The ghost of another young woman has also been seen sitting in an armchair, however, it is unknown whether or not she is the same girl. There have also been reports of footsteps on the stairs leading to one of the turrets, guests experiencing someone sitting on the edge of their beds when no one is there, and chambermaids having their hair pulled.
Northumberland
www.english-heritage.org.uk/visit/places
/warkworth-castle-and-hermitage
A stunning and commanding ruined medieval building on a loop of the River Coquet, less than a mile from England’s north-east coast, it is thought to have been constructed by Prince Henry of Scotland in the mid-twelfth century. Located near the border of Scotland, the castle was often the subject of conflict and it switched ownership numerous times between the English and Scots.
In the late nineteenth century, it was refurbished and Anthony Salvin was commissioned to restore the keep. Alan Percy, 8th Duke of Northumberland, gave custody of the castle to the Office of Works in 1922 and since 1984 English Heritage has cared for the site, which is a Grade I building and a Scheduled Ancient Monument. Interestingly, JMW Turner painted a picture of the castle in 1799.
And with such a history, it is not surprising that the castle is considered haunted, even if only mildly so in comparison to other great stone structures that dot the landscape.

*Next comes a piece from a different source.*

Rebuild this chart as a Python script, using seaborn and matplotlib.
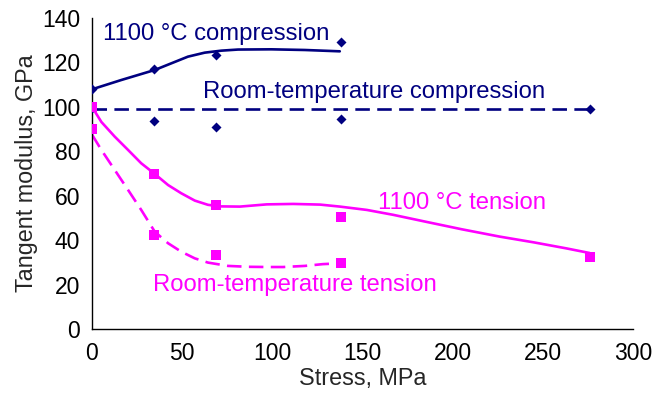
import matplotlib
matplotlib.use("Agg")
import matplotlib.pyplot as plt
import seaborn as sns

# measured points
stress_pts = [0, 34.5, 69, 138, 276]
hot_comp_pts = [108, 117, 123.5, 129]          # 1100 C compression (x: first 4)
rt_comp_pts = [99.5, 93.7, 91, 94.6, 99]        # room-temp compression
hot_ten_pts = [100, 70, 56, 50.5, 32.5]         # 1100 C tension
rt_ten_pts = [90, 42.5, 33.3, 29.7]             # room-temp tension (x: first 4)

# fitted curves
hot_comp_cx = [0, 16.3, 34.8, 44, 53.2, 62.5, 71.7, 81, 99.4, 118, 137.4]
hot_comp_cy = [107.9, 112.1, 116.6, 119.6, 122.6, 124.4, 125.3, 125.8, 125.9, 125.6, 125.0]
rt_comp_cx = [0, 276]
rt_comp_cy = [99.2, 99.2]
hot_ten_cx = [0, 5.2, 12.6, 20, 27.3, 34.8, 42.2, 49.5, 57, 64.3, 71, 82, 96.9,
              111.6, 126.5, 137.5, 152.4, 167, 185, 205, 226, 245, 263, 276]
hot_ten_cy = [100, 93.2, 86.6, 80.6, 74.6, 69.8, 64.8, 61.1, 57.8, 55.9, 55.2, 55.1, 56.1,
              56.3, 56, 55.1, 53.6, 51.4, 48.3, 44.9, 41.6, 39, 36.3, 34.2]
rt_ten_cx = [0, 5.2, 12.6, 20, 27.3, 34.8, 42.2, 49.5, 57, 64.3, 75.4, 86.5, 97.6, 106, 118, 128, 138]
rt_ten_cy = [87.5, 80.6, 71.6, 62.6, 53.6, 43.8, 38.6, 34.8, 31.8, 29.9, 28.4, 28.0, 27.9, 27.9, 28.4, 29.2, 29.6]

NAVY = "#000080"
MAG = "#FF00FF"

sns.set_style("white")
plt.rcParams["font.family"] = ["Liberation Sans", "DejaVu Sans"]

fig = plt.figure(figsize=(6.54, 3.93), dpi=100)
ax = fig.add_axes([92/654, 1-329/393, (633-92)/654, (329-18)/393])

lw = 1.9
sns.lineplot(x=hot_comp_cx, y=hot_comp_cy, ax=ax, color=NAVY, lw=lw, sort=False)
sns.lineplot(x=rt_comp_cx, y=rt_comp_cy, ax=ax, color=NAVY, lw=lw, sort=False)
ax.lines[-1].set_dashes((5.5, 2.8))
sns.lineplot(x=hot_ten_cx, y=hot_ten_cy, ax=ax, color=MAG, lw=lw, sort=False)
sns.lineplot(x=rt_ten_cx, y=rt_ten_cy, ax=ax, color=MAG, lw=lw, sort=False)
ax.lines[-1].set_dashes((5.5, 2.8))
for ln in ax.lines:
    ln.set_solid_joinstyle("round")
    ln.set_dash_joinstyle("round")

sns.scatterplot(x=stress_pts[:4], y=hot_comp_pts, ax=ax, color=NAVY, marker="D", s=26, edgecolor=NAVY, linewidth=0, zorder=5)
sns.scatterplot(x=stress_pts, y=rt_comp_pts, ax=ax, color=NAVY, marker="D", s=26, edgecolor=NAVY, linewidth=0, zorder=5)
sns.scatterplot(x=stress_pts, y=hot_ten_pts, ax=ax, color=MAG, marker="s", s=48, edgecolor=MAG, linewidth=0, zorder=5)
sns.scatterplot(x=stress_pts[:4], y=rt_ten_pts, ax=ax, color=MAG, marker="s", s=48, edgecolor=MAG, linewidth=0, zorder=5)

fs = 17.2
ax.text(6, 132.6, "1100 °C compression", color=NAVY, fontsize=fs, va="center", ha="left")
ax.text(61.5, 106.8, "Room-temperature compression", color=NAVY, fontsize=fs, va="center", ha="left")
ax.text(158.5, 56.6, "1100 °C tension", color=MAG, fontsize=fs, va="center", ha="left")
ax.text(33.8, 19.8, "Room-temperature tension", color=MAG, fontsize=fs, va="center", ha="left")

ax.set_xlim(0, 300)
ax.set_ylim(0, 140)
ax.set_xticks(range(0, 301, 50))
ax.set_yticks(range(0, 141, 20))
ax.tick_params(direction="in", length=14.5, width=1, colors="black", labelsize=16.5)
ax.tick_params(axis="x", pad=9)
ax.tick_params(axis="y", pad=8.5)
ax.set_xlabel("Stress, MPa", fontsize=16.8, labelpad=1.5)
ax.set_ylabel("Tangent modulus, GPa", fontsize=16.8, labelpad=3)
for s in ["top", "right"]:
    ax.spines[s].set_visible(False)
for s in ["left", "bottom"]:
    ax.spines[s].set_color("black")
    ax.spines[s].set_linewidth(1)
ax.set_facecolor("white")
ax.grid(False)

fig.savefig("out.png", dpi=100)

The ghost of Margaret Neville, known as the Grey Lady, has been seen drifting around one of the towers at Warkworth and the ghost of a young man has also been seen running along the castle walls. Who he is, no one knows. However, despite occasional visual ghostly activity, visitors to the castle seem more likely to encounter a disconcerting atmosphere and as Richard Jones notes in his book Haunted Castles of Britain and Ireland, “Its lower floors possess a distinctly chilling aura, and dogs show a marked reluctance to enter them; if they do, they become decidedly alarmed. Children entering its dark interior have also been known to fall under its strange spell, becoming silent and contemplative.”